Source code of charts:
>> BEGIN

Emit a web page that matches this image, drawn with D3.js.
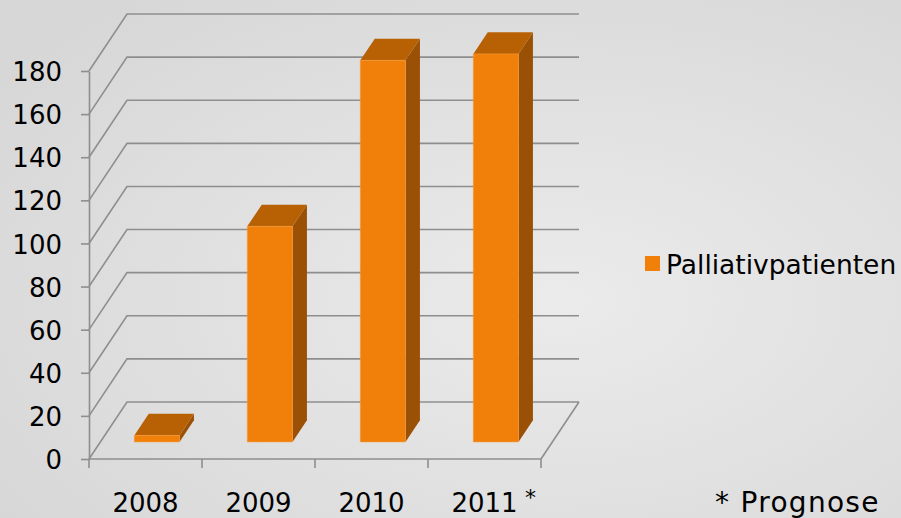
<!DOCTYPE html>
<html lang="de">
<head>
<meta charset="UTF-8">
<title>Palliativpatienten</title>
<style>
  html, body { margin: 0; padding: 0; }
  svg { display: block; font-family: "DejaVu Sans", Verdana, sans-serif; }
</style>
</head>
<body>
<svg id="chart" width="901" height="518"></svg>
<script src="https://d3js.org/d3.v7.min.js"></script>
<script>
// data
const years = ['2008', '2009', '2010', '2011'];
const patients = [3, 100, 177, 180];
const yTicks = [0, 20, 40, 60, 80, 100, 120, 140, 160, 180];
const seriesName = 'Palliativpatienten';
const footnote = '* Prognose';

const svg = d3.select('#chart');

// background: soft grey gradient
const defs = svg.append('defs');
const grad = defs.append('radialGradient')
  .attr('id', 'bg')
  .attr('cx', '62%').attr('cy', '58%').attr('r', '75%');
grad.append('stop').attr('offset', '0%').attr('stop-color', '#ebebeb');
grad.append('stop').attr('offset', '100%').attr('stop-color', '#d7d7d7');
svg.append('rect').attr('width', 901).attr('height', 518).attr('fill', 'url(#bg)');

// 3d geometry: front plane + depth offset
const x0 = 89, x1 = 541;
const depth = { dx: 38, dy: -57 };
const barFront = 0.3, barBack = 0.68;

const y = d3.scaleLinear().domain([0, 180]).range([459, 71]);
const x = d3.scaleBand().domain(years).range([x0, x1])
  .paddingInner(0.6).paddingOuter(0.3);
const step = x.step();

const shift = (px, py, d) => [px + depth.dx * d, py + depth.dy * d];

const gridColor = '#8e8e8e';

// walls: left diagonals + back horizontals
const grid = svg.append('g')
  .attr('fill', 'none')
  .attr('stroke', gridColor)
  .attr('stroke-width', 1.6);

grid.selectAll('path.wall')
  .data(yTicks)
  .join('path')
  .attr('class', 'wall')
  .attr('d', v => {
    const a = [x0, y(v)];
    const b = shift(x0, y(v), 1);
    return `M${a}L${b}L${x1 + depth.dx},${b[1]}`;
  });

// floor right edge
grid.append('path')
  .attr('d', () => {
    const b = shift(x1, y(0), 1);
    return `M${b}L${x1},${y(0)}`;
  });

// y axis
const yAxis = svg.append('g')
  .attr('transform', `translate(${x0},0)`)
  .call(d3.axisLeft(y).tickValues(yTicks).tickSize(8).tickSizeOuter(0).tickPadding(19));
yAxis.select('.domain').attr('stroke', gridColor).attr('stroke-width', 1.6);
yAxis.selectAll('.tick line').attr('stroke', gridColor).attr('stroke-width', 1.6);
yAxis.selectAll('.tick text')
  .attr('fill', '#000')
  .attr('dy', '0.37em')
  .style('font-size', '26px')
  .style('font-family', '"DejaVu Sans", Verdana, sans-serif');

// x axis: front floor edge, ticks at category boundaries
const xAxis = svg.append('g')
  .attr('stroke', gridColor)
  .attr('stroke-width', 1.6);
xAxis.append('line')
  .attr('x1', x0).attr('x2', x1)
  .attr('y1', y(0)).attr('y2', y(0));
xAxis.selectAll('line.tick')
  .data(d3.range(years.length + 1))
  .join('line')
  .attr('class', 'tick')
  .attr('x1', i => x0 + i * step).attr('x2', i => x0 + i * step)
  .attr('y1', y(0)).attr('y2', y(0) + 9);

svg.append('g')
  .selectAll('text')
  .data(years)
  .join('text')
  .attr('x', d => x(d) + x.bandwidth() / 2)
  .attr('y', 511.5)
  .attr('text-anchor', 'middle')
  .style('font-size', '26px')
  .text(d => d);

// asterisk on the forecast year
svg.append('text')
  .attr('x', x('2011') + x.bandwidth() / 2 + 46)
  .attr('y', 505)
  .attr('text-anchor', 'middle')
  .style('font-size', '22px')
  .text('*');

// bars
const colFront = '#f0800a', colTop = '#b86104', colSide = '#9a5106';
const bars = svg.append('g')
  .selectAll('g')
  .data(years.map((d, i) => ({ year: d, value: patients[i] })))
  .join('g');

const corners = d => {
  const xl = x(d.year), xr = x(d.year) + x.bandwidth();
  const yb = y(0), yt = y(d.value);
  return {
    fbl: shift(xl, yb, barFront), fbr: shift(xr, yb, barFront),
    ftl: shift(xl, yt, barFront), ftr: shift(xr, yt, barFront),
    bbr: shift(xr, yb, barBack),
    btl: shift(xl, yt, barBack), btr: shift(xr, yt, barBack)
  };
};

bars.append('path')
  .attr('fill', colSide)
  .attr('d', d => { const c = corners(d); return `M${c.ftr}L${c.btr}L${c.bbr}L${c.fbr}Z`; });
bars.append('path')
  .attr('fill', colTop)
  .attr('d', d => { const c = corners(d); return `M${c.ftl}L${c.ftr}L${c.btr}L${c.btl}Z`; });
bars.append('path')
  .attr('fill', colFront)
  .attr('stroke', '#f39a3c')
  .attr('stroke-width', 0.6)
  .attr('d', d => { const c = corners(d); return `M${c.fbl}L${c.fbr}L${c.ftr}L${c.ftl}Z`; });

// legend
const legend = svg.append('g').attr('transform', 'translate(645,256)');
legend.append('rect').attr('width', 15).attr('height', 15).attr('fill', colFront);
legend.append('text')
  .attr('x', 21).attr('y', 17.5)
  .style('font-size', '26.5px')
  .text(seriesName);

// footnote
svg.append('text')
  .attr('x', 715).attr('y', 511.5)
  .style('font-size', '28px')
  .style('letter-spacing', '1.3px')
  .text(footnote);
</script>
</body>
</html>
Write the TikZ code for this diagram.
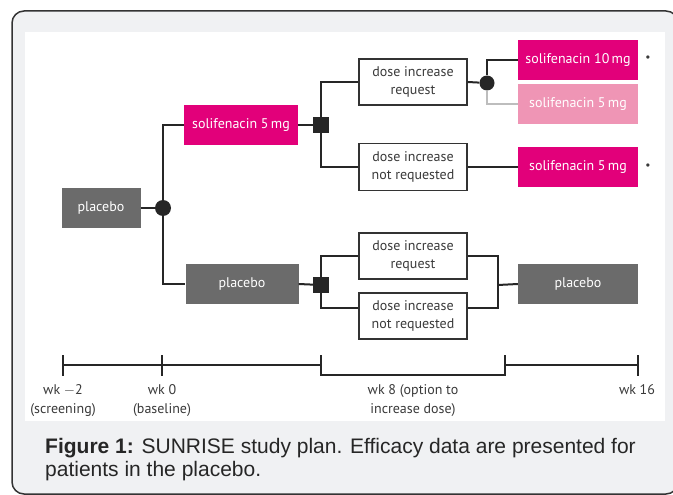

>> END

Do this = Copy the material shown above in full and exactly. Skip the pictures.

Solution to this exercise =
Emit a web page that matches this image, drawn with D3.js.
<!DOCTYPE html>
<html lang="de">
<head>
<meta charset="UTF-8">
<title>Palliativpatienten</title>
<style>
  html, body { margin: 0; padding: 0; }
  svg { display: block; font-family: "DejaVu Sans", Verdana, sans-serif; }
</style>
</head>
<body>
<svg id="chart" width="901" height="518"></svg>
<script src="https://d3js.org/d3.v7.min.js"></script>
<script>
// data
const years = ['2008', '2009', '2010', '2011'];
const patients = [3, 100, 177, 180];
const yTicks = [0, 20, 40, 60, 80, 100, 120, 140, 160, 180];
const seriesName = 'Palliativpatienten';
const footnote = '* Prognose';

const svg = d3.select('#chart');

// background: soft grey gradient
const defs = svg.append('defs');
const grad = defs.append('radialGradient')
  .attr('id', 'bg')
  .attr('cx', '62%').attr('cy', '58%').attr('r', '75%');
grad.append('stop').attr('offset', '0%').attr('stop-color', '#ebebeb');
grad.append('stop').attr('offset', '100%').attr('stop-color', '#d7d7d7');
svg.append('rect').attr('width', 901).attr('height', 518).attr('fill', 'url(#bg)');

// 3d geometry: front plane + depth offset
const x0 = 89, x1 = 541;
const depth = { dx: 38, dy: -57 };
const barFront = 0.3, barBack = 0.68;

const y = d3.scaleLinear().domain([0, 180]).range([459, 71]);
const x = d3.scaleBand().domain(years).range([x0, x1])
  .paddingInner(0.6).paddingOuter(0.3);
const step = x.step();

const shift = (px, py, d) => [px + depth.dx * d, py + depth.dy * d];

const gridColor = '#8e8e8e';

// walls: left diagonals + back horizontals
const grid = svg.append('g')
  .attr('fill', 'none')
  .attr('stroke', gridColor)
  .attr('stroke-width', 1.6);

grid.selectAll('path.wall')
  .data(yTicks)
  .join('path')
  .attr('class', 'wall')
  .attr('d', v => {
    const a = [x0, y(v)];
    const b = shift(x0, y(v), 1);
    return `M${a}L${b}L${x1 + depth.dx},${b[1]}`;
  });

// floor right edge
grid.append('path')
  .attr('d', () => {
    const b = shift(x1, y(0), 1);
    return `M${b}L${x1},${y(0)}`;
  });

// y axis
const yAxis = svg.append('g')
  .attr('transform', `translate(${x0},0)`)
  .call(d3.axisLeft(y).tickValues(yTicks).tickSize(8).tickSizeOuter(0).tickPadding(19));
yAxis.select('.domain').attr('stroke', gridColor).attr('stroke-width', 1.6);
yAxis.selectAll('.tick line').attr('stroke', gridColor).attr('stroke-width', 1.6);
yAxis.selectAll('.tick text')
  .attr('fill', '#000')
  .attr('dy', '0.37em')
  .style('font-size', '26px')
  .style('font-family', '"DejaVu Sans", Verdana, sans-serif');

// x axis: front floor edge, ticks at category boundaries
const xAxis = svg.append('g')
  .attr('stroke', gridColor)
  .attr('stroke-width', 1.6);
xAxis.append('line')
  .attr('x1', x0).attr('x2', x1)
  .attr('y1', y(0)).attr('y2', y(0));
xAxis.selectAll('line.tick')
  .data(d3.range(years.length + 1))
  .join('line')
  .attr('class', 'tick')
  .attr('x1', i => x0 + i * step).attr('x2', i => x0 + i * step)
  .attr('y1', y(0)).attr('y2', y(0) + 9);

svg.append('g')
  .selectAll('text')
  .data(years)
  .join('text')
  .attr('x', d => x(d) + x.bandwidth() / 2)
  .attr('y', 511.5)
  .attr('text-anchor', 'middle')
  .style('font-size', '26px')
  .text(d => d);

// asterisk on the forecast year
svg.append('text')
  .attr('x', x('2011') + x.bandwidth() / 2 + 46)
  .attr('y', 505)
  .attr('text-anchor', 'middle')
  .style('font-size', '22px')
  .text('*');

// bars
const colFront = '#f0800a', colTop = '#b86104', colSide = '#9a5106';
const bars = svg.append('g')
  .selectAll('g')
  .data(years.map((d, i) => ({ year: d, value: patients[i] })))
  .join('g');

const corners = d => {
  const xl = x(d.year), xr = x(d.year) + x.bandwidth();
  const yb = y(0), yt = y(d.value);
  return {
    fbl: shift(xl, yb, barFront), fbr: shift(xr, yb, barFront),
    ftl: shift(xl, yt, barFront), ftr: shift(xr, yt, barFront),
    bbr: shift(xr, yb, barBack),
    btl: shift(xl, yt, barBack), btr: shift(xr, yt, barBack)
  };
};

bars.append('path')
  .attr('fill', colSide)
  .attr('d', d => { const c = corners(d); return `M${c.ftr}L${c.btr}L${c.bbr}L${c.fbr}Z`; });
bars.append('path')
  .attr('fill', colTop)
  .attr('d', d => { const c = corners(d); return `M${c.ftl}L${c.ftr}L${c.btr}L${c.btl}Z`; });
bars.append('path')
  .attr('fill', colFront)
  .attr('stroke', '#f39a3c')
  .attr('stroke-width', 0.6)
  .attr('d', d => { const c = corners(d); return `M${c.fbl}L${c.fbr}L${c.ftr}L${c.ftl}Z`; });

// legend
const legend = svg.append('g').attr('transform', 'translate(645,256)');
legend.append('rect').attr('width', 15).attr('height', 15).attr('fill', colFront);
legend.append('text')
  .attr('x', 21).attr('y', 17.5)
  .style('font-size', '26.5px')
  .text(seriesName);

// footnote
svg.append('text')
  .attr('x', 715).attr('y', 511.5)
  .style('font-size', '28px')
  .style('letter-spacing', '1.3px')
  .text(footnote);
</script>
</body>
</html>
Write the TikZ code for this diagram.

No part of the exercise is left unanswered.